> **Given material**:
━━━━━━━━

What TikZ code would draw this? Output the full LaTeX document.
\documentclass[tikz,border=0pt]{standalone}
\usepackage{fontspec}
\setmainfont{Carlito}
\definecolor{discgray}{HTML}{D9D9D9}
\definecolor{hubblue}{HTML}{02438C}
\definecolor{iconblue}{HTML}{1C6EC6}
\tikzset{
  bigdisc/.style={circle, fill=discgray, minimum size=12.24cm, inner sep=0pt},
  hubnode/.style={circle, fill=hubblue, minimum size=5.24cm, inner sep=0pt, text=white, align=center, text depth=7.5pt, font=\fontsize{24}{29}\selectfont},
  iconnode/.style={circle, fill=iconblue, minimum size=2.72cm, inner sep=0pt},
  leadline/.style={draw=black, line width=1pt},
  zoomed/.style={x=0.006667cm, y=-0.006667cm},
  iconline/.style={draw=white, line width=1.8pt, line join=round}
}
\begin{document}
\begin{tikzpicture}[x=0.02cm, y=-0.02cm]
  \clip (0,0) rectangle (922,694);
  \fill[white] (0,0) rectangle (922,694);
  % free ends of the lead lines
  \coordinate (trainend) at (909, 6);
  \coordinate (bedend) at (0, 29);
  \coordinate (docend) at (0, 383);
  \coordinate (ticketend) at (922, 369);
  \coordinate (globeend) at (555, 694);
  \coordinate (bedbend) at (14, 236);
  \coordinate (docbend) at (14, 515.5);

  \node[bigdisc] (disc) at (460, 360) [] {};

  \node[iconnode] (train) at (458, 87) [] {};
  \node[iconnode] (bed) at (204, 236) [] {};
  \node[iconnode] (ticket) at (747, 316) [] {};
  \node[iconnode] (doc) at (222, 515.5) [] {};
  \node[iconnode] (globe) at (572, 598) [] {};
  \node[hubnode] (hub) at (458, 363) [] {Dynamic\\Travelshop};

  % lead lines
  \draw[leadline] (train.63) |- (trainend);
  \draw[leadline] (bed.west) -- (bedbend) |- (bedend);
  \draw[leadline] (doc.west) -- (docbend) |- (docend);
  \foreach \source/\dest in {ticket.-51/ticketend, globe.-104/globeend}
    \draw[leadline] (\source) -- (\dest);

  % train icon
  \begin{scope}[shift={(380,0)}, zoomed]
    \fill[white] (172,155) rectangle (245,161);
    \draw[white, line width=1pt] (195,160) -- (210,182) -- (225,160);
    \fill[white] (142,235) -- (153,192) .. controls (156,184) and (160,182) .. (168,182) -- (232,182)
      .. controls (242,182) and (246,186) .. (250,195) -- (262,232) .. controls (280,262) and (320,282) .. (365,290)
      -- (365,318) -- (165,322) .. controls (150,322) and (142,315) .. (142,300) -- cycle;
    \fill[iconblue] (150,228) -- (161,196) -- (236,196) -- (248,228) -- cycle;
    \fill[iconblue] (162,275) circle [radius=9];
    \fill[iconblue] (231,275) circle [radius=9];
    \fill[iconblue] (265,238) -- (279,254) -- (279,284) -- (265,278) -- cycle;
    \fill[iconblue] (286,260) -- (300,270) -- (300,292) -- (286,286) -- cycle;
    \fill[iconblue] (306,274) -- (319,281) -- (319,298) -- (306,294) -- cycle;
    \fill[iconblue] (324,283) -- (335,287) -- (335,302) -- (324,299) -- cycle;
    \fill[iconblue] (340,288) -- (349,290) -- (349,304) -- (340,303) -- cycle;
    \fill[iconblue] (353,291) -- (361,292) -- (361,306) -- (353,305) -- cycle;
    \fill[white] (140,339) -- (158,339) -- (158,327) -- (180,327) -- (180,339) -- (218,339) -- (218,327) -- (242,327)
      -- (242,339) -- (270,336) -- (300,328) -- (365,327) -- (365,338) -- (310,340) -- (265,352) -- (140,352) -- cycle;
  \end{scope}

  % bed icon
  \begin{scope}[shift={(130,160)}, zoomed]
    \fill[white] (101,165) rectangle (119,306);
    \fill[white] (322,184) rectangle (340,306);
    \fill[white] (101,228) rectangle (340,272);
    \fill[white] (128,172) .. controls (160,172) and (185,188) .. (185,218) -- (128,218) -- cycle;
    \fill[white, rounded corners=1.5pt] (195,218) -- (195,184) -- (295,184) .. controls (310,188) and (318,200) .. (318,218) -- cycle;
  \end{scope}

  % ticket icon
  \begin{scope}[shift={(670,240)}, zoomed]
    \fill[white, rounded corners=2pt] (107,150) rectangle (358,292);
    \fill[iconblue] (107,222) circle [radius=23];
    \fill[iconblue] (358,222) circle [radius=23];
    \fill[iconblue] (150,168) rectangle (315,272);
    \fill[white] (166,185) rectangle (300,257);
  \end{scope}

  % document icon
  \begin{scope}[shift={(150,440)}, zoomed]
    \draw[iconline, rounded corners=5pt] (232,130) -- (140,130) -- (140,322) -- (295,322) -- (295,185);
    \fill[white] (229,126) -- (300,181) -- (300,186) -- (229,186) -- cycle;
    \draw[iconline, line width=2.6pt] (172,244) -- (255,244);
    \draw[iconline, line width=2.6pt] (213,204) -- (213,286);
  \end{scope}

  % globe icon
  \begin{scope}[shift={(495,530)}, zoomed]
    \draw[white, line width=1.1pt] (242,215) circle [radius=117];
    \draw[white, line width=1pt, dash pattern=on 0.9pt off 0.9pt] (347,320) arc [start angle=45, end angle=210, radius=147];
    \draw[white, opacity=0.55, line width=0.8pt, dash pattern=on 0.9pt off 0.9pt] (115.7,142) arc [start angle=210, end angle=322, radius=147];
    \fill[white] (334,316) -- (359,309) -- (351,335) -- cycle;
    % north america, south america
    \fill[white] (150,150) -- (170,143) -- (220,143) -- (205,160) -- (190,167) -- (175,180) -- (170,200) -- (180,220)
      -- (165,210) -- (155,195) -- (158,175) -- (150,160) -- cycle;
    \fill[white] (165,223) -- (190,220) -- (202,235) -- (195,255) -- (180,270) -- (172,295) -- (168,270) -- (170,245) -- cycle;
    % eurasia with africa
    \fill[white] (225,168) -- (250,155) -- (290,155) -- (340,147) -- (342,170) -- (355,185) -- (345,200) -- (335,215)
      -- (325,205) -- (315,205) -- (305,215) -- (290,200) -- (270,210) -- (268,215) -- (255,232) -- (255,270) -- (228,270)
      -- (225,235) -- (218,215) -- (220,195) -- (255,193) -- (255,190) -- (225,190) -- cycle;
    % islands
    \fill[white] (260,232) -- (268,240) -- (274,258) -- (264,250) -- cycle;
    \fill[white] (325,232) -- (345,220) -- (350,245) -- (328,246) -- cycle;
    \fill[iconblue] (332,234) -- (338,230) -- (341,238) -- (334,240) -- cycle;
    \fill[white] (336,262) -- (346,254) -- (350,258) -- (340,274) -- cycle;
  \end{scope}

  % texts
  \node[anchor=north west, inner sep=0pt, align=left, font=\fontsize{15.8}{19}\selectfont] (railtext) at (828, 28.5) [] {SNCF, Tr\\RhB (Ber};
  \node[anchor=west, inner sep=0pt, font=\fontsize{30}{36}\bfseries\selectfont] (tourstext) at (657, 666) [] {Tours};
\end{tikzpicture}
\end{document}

━━━━━━━━

> **What to produce**: Your task is to repeat the data exactly; please include every line.

> **The completed task**:
What TikZ code would draw this? Output the full LaTeX document.
\documentclass[tikz,border=0pt]{standalone}
\usepackage{fontspec}
\setmainfont{Carlito}
\definecolor{discgray}{HTML}{D9D9D9}
\definecolor{hubblue}{HTML}{02438C}
\definecolor{iconblue}{HTML}{1C6EC6}
\tikzset{
  bigdisc/.style={circle, fill=discgray, minimum size=12.24cm, inner sep=0pt},
  hubnode/.style={circle, fill=hubblue, minimum size=5.24cm, inner sep=0pt, text=white, align=center, text depth=7.5pt, font=\fontsize{24}{29}\selectfont},
  iconnode/.style={circle, fill=iconblue, minimum size=2.72cm, inner sep=0pt},
  leadline/.style={draw=black, line width=1pt},
  zoomed/.style={x=0.006667cm, y=-0.006667cm},
  iconline/.style={draw=white, line width=1.8pt, line join=round}
}
\begin{document}
\begin{tikzpicture}[x=0.02cm, y=-0.02cm]
  \clip (0,0) rectangle (922,694);
  \fill[white] (0,0) rectangle (922,694);
  % free ends of the lead lines
  \coordinate (trainend) at (909, 6);
  \coordinate (bedend) at (0, 29);
  \coordinate (docend) at (0, 383);
  \coordinate (ticketend) at (922, 369);
  \coordinate (globeend) at (555, 694);
  \coordinate (bedbend) at (14, 236);
  \coordinate (docbend) at (14, 515.5);

  \node[bigdisc] (disc) at (460, 360) [] {};

  \node[iconnode] (train) at (458, 87) [] {};
  \node[iconnode] (bed) at (204, 236) [] {};
  \node[iconnode] (ticket) at (747, 316) [] {};
  \node[iconnode] (doc) at (222, 515.5) [] {};
  \node[iconnode] (globe) at (572, 598) [] {};
  \node[hubnode] (hub) at (458, 363) [] {Dynamic\\Travelshop};

  % lead lines
  \draw[leadline] (train.63) |- (trainend);
  \draw[leadline] (bed.west) -- (bedbend) |- (bedend);
  \draw[leadline] (doc.west) -- (docbend) |- (docend);
  \foreach \source/\dest in {ticket.-51/ticketend, globe.-104/globeend}
    \draw[leadline] (\source) -- (\dest);

  % train icon
  \begin{scope}[shift={(380,0)}, zoomed]
    \fill[white] (172,155) rectangle (245,161);
    \draw[white, line width=1pt] (195,160) -- (210,182) -- (225,160);
    \fill[white] (142,235) -- (153,192) .. controls (156,184) and (160,182) .. (168,182) -- (232,182)
      .. controls (242,182) and (246,186) .. (250,195) -- (262,232) .. controls (280,262) and (320,282) .. (365,290)
      -- (365,318) -- (165,322) .. controls (150,322) and (142,315) .. (142,300) -- cycle;
    \fill[iconblue] (150,228) -- (161,196) -- (236,196) -- (248,228) -- cycle;
    \fill[iconblue] (162,275) circle [radius=9];
    \fill[iconblue] (231,275) circle [radius=9];
    \fill[iconblue] (265,238) -- (279,254) -- (279,284) -- (265,278) -- cycle;
    \fill[iconblue] (286,260) -- (300,270) -- (300,292) -- (286,286) -- cycle;
    \fill[iconblue] (306,274) -- (319,281) -- (319,298) -- (306,294) -- cycle;
    \fill[iconblue] (324,283) -- (335,287) -- (335,302) -- (324,299) -- cycle;
    \fill[iconblue] (340,288) -- (349,290) -- (349,304) -- (340,303) -- cycle;
    \fill[iconblue] (353,291) -- (361,292) -- (361,306) -- (353,305) -- cycle;
    \fill[white] (140,339) -- (158,339) -- (158,327) -- (180,327) -- (180,339) -- (218,339) -- (218,327) -- (242,327)
      -- (242,339) -- (270,336) -- (300,328) -- (365,327) -- (365,338) -- (310,340) -- (265,352) -- (140,352) -- cycle;
  \end{scope}

  % bed icon
  \begin{scope}[shift={(130,160)}, zoomed]
    \fill[white] (101,165) rectangle (119,306);
    \fill[white] (322,184) rectangle (340,306);
    \fill[white] (101,228) rectangle (340,272);
    \fill[white] (128,172) .. controls (160,172) and (185,188) .. (185,218) -- (128,218) -- cycle;
    \fill[white, rounded corners=1.5pt] (195,218) -- (195,184) -- (295,184) .. controls (310,188) and (318,200) .. (318,218) -- cycle;
  \end{scope}

  % ticket icon
  \begin{scope}[shift={(670,240)}, zoomed]
    \fill[white, rounded corners=2pt] (107,150) rectangle (358,292);
    \fill[iconblue] (107,222) circle [radius=23];
    \fill[iconblue] (358,222) circle [radius=23];
    \fill[iconblue] (150,168) rectangle (315,272);
    \fill[white] (166,185) rectangle (300,257);
  \end{scope}

  % document icon
  \begin{scope}[shift={(150,440)}, zoomed]
    \draw[iconline, rounded corners=5pt] (232,130) -- (140,130) -- (140,322) -- (295,322) -- (295,185);
    \fill[white] (229,126) -- (300,181) -- (300,186) -- (229,186) -- cycle;
    \draw[iconline, line width=2.6pt] (172,244) -- (255,244);
    \draw[iconline, line width=2.6pt] (213,204) -- (213,286);
  \end{scope}

  % globe icon
  \begin{scope}[shift={(495,530)}, zoomed]
    \draw[white, line width=1.1pt] (242,215) circle [radius=117];
    \draw[white, line width=1pt, dash pattern=on 0.9pt off 0.9pt] (347,320) arc [start angle=45, end angle=210, radius=147];
    \draw[white, opacity=0.55, line width=0.8pt, dash pattern=on 0.9pt off 0.9pt] (115.7,142) arc [start angle=210, end angle=322, radius=147];
    \fill[white] (334,316) -- (359,309) -- (351,335) -- cycle;
    % north america, south america
    \fill[white] (150,150) -- (170,143) -- (220,143) -- (205,160) -- (190,167) -- (175,180) -- (170,200) -- (180,220)
      -- (165,210) -- (155,195) -- (158,175) -- (150,160) -- cycle;
    \fill[white] (165,223) -- (190,220) -- (202,235) -- (195,255) -- (180,270) -- (172,295) -- (168,270) -- (170,245) -- cycle;
    % eurasia with africa
    \fill[white] (225,168) -- (250,155) -- (290,155) -- (340,147) -- (342,170) -- (355,185) -- (345,200) -- (335,215)
      -- (325,205) -- (315,205) -- (305,215) -- (290,200) -- (270,210) -- (268,215) -- (255,232) -- (255,270) -- (228,270)
      -- (225,235) -- (218,215) -- (220,195) -- (255,193) -- (255,190) -- (225,190) -- cycle;
    % islands
    \fill[white] (260,232) -- (268,240) -- (274,258) -- (264,250) -- cycle;
    \fill[white] (325,232) -- (345,220) -- (350,245) -- (328,246) -- cycle;
    \fill[iconblue] (332,234) -- (338,230) -- (341,238) -- (334,240) -- cycle;
    \fill[white] (336,262) -- (346,254) -- (350,258) -- (340,274) -- cycle;
  \end{scope}

  % texts
  \node[anchor=north west, inner sep=0pt, align=left, font=\fontsize{15.8}{19}\selectfont] (railtext) at (828, 28.5) [] {SNCF, Tr\\RhB (Ber};
  \node[anchor=west, inner sep=0pt, font=\fontsize{30}{36}\bfseries\selectfont] (tourstext) at (657, 666) [] {Tours};
\end{tikzpicture}
\end{document}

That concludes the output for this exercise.